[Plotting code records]
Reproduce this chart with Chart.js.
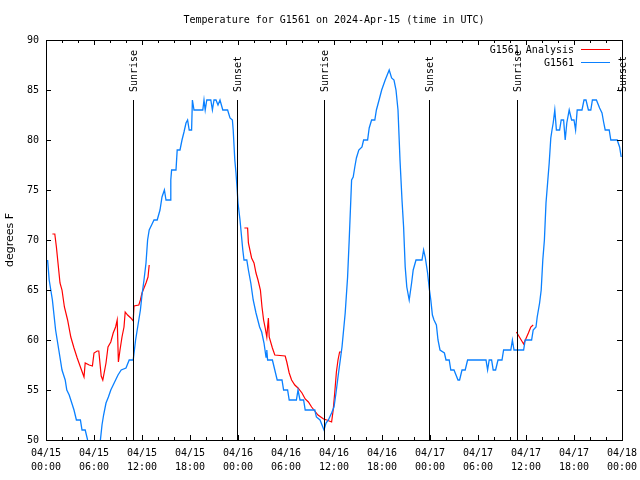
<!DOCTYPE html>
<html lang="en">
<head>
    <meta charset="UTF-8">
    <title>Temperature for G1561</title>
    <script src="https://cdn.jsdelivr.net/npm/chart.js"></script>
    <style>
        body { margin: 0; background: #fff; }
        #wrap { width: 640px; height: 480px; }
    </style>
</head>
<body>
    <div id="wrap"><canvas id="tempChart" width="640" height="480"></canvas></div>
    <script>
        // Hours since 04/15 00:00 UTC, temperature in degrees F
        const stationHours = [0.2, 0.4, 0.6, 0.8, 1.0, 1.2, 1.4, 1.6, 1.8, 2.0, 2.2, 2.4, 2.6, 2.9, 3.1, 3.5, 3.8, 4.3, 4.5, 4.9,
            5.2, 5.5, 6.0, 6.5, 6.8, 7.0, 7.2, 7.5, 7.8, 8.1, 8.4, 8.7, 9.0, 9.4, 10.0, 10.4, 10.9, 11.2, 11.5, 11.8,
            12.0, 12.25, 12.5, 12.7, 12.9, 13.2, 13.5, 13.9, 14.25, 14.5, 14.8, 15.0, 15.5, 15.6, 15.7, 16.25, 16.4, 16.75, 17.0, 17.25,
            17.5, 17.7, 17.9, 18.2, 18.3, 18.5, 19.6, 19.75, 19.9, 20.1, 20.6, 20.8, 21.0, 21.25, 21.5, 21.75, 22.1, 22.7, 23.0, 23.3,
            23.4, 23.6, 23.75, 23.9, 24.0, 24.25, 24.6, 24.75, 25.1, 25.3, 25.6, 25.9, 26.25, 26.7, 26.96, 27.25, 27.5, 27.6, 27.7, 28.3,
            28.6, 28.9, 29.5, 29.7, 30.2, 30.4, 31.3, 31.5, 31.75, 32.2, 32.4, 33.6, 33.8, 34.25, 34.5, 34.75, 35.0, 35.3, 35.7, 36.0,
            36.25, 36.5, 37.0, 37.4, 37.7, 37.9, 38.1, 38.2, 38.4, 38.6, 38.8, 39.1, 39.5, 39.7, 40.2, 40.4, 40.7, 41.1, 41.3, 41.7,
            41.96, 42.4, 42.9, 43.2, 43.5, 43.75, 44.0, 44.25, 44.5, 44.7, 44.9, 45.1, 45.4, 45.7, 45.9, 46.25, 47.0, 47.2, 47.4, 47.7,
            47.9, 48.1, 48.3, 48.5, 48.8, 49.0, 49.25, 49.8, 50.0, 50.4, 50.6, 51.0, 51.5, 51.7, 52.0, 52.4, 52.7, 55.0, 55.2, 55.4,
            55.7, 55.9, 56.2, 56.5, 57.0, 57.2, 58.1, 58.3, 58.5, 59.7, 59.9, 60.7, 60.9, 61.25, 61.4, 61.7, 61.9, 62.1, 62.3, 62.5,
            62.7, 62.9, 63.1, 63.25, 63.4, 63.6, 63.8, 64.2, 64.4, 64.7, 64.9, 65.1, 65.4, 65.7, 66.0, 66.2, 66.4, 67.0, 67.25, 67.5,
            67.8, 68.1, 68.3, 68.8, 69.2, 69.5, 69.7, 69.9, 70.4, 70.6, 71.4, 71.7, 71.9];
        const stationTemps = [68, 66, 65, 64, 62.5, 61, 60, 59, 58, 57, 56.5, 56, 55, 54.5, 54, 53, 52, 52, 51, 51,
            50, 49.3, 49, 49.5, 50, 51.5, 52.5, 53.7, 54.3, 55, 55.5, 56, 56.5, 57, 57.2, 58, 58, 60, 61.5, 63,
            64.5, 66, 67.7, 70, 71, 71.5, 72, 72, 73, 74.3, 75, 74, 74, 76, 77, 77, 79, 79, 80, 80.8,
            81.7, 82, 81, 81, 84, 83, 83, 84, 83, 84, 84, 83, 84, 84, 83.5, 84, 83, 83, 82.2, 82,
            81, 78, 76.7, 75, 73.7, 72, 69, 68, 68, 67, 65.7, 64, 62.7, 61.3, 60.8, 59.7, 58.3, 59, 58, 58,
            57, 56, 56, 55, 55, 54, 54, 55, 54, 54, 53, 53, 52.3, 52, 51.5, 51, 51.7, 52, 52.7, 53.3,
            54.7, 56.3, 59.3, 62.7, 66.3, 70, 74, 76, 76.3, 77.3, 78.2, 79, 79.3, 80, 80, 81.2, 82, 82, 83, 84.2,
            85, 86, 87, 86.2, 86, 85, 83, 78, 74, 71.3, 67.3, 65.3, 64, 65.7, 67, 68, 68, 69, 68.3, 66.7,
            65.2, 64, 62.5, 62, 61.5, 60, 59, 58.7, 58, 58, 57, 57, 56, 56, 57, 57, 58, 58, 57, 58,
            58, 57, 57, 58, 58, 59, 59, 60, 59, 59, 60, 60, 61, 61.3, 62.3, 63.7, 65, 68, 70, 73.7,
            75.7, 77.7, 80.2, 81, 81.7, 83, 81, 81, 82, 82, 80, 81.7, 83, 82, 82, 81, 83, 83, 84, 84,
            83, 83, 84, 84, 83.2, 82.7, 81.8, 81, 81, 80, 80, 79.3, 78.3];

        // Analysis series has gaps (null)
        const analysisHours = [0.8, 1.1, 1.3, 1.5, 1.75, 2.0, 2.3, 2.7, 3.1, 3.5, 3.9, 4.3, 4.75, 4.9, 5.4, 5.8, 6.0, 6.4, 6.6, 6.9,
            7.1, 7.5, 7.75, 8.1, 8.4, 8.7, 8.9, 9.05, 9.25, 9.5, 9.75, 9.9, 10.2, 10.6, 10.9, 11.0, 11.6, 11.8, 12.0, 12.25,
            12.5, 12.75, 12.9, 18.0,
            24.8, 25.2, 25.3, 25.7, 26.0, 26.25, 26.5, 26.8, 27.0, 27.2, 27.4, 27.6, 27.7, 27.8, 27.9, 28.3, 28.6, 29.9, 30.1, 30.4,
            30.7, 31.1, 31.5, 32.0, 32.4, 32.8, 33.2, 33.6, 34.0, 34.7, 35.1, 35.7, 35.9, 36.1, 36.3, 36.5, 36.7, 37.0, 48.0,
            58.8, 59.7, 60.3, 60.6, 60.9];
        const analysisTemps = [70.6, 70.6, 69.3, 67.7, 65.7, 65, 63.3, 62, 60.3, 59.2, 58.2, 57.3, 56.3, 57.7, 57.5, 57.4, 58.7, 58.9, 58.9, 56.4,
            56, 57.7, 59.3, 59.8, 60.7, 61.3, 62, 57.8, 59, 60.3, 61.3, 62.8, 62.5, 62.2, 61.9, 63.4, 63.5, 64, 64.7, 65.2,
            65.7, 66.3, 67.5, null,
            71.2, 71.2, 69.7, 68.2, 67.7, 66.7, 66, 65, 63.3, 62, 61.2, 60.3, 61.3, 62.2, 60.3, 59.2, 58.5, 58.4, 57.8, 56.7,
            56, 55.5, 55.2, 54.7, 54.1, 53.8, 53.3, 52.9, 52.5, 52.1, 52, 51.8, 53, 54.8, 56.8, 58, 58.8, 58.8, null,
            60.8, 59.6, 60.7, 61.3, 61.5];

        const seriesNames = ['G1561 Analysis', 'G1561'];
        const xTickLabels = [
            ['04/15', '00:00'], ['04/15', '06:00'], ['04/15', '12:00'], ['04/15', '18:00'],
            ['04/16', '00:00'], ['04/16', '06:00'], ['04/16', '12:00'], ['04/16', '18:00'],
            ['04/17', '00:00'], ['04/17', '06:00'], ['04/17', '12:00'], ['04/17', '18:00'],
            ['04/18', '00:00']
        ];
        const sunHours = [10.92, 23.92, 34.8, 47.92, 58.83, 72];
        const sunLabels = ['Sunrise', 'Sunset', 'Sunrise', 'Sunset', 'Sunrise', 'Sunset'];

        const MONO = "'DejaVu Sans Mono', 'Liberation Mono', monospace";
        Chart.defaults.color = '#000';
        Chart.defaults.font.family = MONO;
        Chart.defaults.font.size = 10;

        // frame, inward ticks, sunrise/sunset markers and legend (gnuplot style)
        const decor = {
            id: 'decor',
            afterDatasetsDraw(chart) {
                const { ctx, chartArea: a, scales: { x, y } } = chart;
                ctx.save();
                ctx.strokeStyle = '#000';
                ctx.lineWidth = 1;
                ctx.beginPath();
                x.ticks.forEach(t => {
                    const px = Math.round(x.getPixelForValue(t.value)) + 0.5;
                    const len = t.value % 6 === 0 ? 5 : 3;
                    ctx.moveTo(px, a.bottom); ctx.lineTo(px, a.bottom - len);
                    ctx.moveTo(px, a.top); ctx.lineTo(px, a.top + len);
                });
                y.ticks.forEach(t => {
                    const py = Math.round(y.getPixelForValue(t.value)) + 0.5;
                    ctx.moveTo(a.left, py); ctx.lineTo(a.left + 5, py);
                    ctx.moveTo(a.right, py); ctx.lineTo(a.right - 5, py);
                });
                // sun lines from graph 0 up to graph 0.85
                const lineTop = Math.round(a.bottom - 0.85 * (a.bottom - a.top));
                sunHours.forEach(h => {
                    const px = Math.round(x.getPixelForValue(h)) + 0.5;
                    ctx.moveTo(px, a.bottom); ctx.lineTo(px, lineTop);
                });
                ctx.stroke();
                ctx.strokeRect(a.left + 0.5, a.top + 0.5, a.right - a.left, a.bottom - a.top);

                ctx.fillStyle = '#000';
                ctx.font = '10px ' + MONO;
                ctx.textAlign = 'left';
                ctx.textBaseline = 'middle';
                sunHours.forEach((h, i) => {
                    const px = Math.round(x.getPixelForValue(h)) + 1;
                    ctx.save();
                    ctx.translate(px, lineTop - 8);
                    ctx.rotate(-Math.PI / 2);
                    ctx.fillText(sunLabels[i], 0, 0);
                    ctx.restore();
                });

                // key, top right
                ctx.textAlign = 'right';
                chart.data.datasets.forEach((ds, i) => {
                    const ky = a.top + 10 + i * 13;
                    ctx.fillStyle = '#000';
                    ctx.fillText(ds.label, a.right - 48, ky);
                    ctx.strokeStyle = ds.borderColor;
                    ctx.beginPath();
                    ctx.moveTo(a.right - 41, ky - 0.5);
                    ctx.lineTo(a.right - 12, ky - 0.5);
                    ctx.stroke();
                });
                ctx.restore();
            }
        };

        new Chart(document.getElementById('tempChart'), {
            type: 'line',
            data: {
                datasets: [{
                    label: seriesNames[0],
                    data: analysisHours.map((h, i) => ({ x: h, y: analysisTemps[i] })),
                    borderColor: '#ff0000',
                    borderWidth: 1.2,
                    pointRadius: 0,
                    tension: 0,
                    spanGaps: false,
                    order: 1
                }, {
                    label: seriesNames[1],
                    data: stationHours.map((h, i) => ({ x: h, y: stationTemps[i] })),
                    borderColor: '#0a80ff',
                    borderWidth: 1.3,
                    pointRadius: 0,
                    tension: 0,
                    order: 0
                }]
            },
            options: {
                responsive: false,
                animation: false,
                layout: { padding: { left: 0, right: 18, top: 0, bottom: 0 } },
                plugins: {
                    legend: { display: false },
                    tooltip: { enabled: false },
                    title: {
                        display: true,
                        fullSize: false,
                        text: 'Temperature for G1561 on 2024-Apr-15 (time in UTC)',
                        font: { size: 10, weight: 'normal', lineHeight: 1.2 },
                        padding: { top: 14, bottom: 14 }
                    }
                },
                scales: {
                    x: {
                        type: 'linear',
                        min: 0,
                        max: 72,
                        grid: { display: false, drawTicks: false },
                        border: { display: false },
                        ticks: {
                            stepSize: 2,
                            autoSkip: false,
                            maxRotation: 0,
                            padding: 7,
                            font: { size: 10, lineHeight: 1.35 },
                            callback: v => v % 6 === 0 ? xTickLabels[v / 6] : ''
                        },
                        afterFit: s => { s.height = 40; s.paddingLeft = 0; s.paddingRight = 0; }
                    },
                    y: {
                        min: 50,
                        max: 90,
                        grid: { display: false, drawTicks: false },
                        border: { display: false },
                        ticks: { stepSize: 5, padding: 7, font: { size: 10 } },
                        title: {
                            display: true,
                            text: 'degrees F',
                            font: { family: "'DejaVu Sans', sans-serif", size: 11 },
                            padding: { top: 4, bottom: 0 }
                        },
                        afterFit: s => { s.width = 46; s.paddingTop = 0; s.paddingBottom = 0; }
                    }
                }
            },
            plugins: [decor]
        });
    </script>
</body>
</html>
==
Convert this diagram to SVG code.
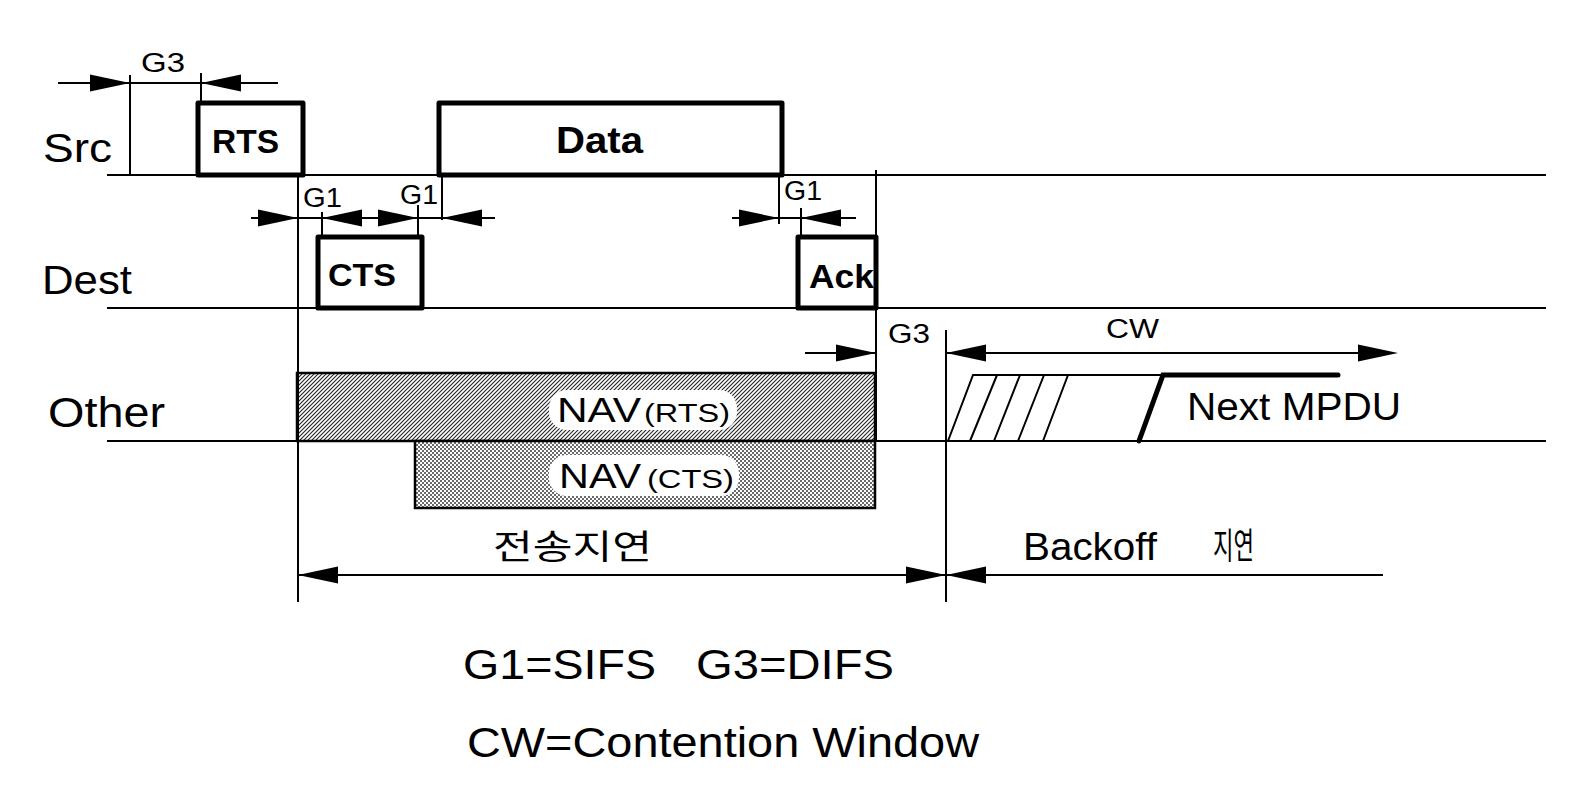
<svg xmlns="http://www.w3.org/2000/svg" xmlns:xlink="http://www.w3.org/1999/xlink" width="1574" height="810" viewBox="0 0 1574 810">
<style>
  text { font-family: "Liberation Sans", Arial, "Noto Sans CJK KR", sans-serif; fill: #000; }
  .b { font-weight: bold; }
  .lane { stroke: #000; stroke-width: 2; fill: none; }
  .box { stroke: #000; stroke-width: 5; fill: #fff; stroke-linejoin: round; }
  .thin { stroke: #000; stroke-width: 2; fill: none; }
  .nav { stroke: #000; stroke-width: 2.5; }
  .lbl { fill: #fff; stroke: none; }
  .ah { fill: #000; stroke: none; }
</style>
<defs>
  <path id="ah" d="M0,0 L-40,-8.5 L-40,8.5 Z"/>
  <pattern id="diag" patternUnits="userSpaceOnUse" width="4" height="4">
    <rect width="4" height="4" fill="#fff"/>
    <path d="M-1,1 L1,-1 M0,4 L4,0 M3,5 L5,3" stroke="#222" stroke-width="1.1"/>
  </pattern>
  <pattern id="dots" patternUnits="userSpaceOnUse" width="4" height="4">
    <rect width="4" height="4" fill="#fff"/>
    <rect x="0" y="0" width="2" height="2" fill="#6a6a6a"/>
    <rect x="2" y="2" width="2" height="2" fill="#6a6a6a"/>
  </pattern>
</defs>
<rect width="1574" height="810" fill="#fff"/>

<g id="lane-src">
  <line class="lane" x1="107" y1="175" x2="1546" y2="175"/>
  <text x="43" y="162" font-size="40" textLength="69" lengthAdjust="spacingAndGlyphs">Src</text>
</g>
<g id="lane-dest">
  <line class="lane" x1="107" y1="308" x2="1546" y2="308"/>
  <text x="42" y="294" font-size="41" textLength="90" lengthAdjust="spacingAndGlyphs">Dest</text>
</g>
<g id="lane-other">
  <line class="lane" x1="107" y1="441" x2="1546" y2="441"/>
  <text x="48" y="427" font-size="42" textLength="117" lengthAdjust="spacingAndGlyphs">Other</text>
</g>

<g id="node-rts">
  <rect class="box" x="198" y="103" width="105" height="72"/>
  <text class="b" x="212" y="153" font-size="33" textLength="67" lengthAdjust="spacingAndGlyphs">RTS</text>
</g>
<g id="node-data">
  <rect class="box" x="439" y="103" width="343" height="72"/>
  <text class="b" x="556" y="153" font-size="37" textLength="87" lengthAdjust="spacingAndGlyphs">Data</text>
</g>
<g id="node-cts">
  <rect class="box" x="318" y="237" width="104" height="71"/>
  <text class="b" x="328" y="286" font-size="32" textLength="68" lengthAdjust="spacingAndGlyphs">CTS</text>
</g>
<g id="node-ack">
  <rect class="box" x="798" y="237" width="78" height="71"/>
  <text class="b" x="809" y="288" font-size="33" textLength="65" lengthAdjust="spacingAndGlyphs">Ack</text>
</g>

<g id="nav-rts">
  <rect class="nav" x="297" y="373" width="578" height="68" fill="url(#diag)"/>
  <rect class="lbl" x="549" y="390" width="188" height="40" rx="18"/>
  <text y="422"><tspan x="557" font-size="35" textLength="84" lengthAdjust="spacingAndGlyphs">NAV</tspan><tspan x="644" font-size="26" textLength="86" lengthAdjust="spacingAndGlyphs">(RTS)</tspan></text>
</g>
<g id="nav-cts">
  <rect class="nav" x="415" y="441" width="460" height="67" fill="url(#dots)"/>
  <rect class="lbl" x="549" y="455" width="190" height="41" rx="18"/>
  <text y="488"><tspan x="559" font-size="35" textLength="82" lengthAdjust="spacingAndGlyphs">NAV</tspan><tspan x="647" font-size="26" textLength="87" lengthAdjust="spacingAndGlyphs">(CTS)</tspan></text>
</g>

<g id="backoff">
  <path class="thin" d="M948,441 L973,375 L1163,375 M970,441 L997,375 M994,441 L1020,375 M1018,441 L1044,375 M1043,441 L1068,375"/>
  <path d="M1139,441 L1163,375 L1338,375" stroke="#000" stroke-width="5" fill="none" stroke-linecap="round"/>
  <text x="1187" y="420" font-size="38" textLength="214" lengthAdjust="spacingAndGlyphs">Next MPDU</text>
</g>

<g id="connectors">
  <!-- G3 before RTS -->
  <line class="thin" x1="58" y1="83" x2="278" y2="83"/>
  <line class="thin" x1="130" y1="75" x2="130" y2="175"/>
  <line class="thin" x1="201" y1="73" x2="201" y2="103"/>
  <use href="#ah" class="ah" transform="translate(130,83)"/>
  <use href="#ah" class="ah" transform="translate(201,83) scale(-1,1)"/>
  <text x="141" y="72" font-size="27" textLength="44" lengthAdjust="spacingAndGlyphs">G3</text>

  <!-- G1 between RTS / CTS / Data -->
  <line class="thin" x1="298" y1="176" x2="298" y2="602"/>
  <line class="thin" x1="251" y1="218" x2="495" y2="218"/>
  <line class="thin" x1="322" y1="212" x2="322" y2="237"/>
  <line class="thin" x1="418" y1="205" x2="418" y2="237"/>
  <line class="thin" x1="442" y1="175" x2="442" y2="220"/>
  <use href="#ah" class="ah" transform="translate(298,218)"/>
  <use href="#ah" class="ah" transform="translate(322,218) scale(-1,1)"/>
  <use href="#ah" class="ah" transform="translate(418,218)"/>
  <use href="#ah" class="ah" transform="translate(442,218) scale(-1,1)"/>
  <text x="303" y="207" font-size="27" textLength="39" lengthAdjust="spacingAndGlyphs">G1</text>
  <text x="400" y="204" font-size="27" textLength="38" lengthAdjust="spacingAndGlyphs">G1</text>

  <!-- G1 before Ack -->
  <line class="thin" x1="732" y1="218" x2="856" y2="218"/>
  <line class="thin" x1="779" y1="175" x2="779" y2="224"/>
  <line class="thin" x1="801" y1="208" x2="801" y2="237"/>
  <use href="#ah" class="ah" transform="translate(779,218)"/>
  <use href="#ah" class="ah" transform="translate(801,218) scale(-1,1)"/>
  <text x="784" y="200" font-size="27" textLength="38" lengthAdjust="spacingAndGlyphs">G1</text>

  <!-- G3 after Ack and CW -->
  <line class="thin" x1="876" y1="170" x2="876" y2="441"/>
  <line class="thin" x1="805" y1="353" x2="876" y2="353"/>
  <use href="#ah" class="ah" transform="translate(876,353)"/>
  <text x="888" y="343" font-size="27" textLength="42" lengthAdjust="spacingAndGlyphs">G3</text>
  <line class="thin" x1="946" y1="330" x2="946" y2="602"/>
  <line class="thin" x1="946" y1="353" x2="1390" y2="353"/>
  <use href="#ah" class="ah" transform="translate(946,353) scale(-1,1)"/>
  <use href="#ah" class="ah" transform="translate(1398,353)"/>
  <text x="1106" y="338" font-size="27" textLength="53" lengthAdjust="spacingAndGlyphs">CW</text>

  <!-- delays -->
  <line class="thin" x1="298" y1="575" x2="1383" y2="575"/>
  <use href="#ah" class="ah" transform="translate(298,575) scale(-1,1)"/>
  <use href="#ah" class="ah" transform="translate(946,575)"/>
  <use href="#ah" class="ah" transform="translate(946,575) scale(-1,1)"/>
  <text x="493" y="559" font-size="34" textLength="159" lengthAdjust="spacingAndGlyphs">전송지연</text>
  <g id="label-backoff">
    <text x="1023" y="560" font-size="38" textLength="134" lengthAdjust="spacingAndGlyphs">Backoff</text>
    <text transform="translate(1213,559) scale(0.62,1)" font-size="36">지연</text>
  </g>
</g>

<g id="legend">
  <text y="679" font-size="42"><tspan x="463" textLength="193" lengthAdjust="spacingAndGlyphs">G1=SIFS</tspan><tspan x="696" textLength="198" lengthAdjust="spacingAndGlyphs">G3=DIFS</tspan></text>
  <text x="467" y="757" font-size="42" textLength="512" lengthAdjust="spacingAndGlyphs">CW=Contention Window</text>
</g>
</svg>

Exercise brief:
Search the material above for "this". Pull out each line where it shows up.

Problem solution:
Reproduce this chart with Chart.js.
Convert this diagram to SVG code.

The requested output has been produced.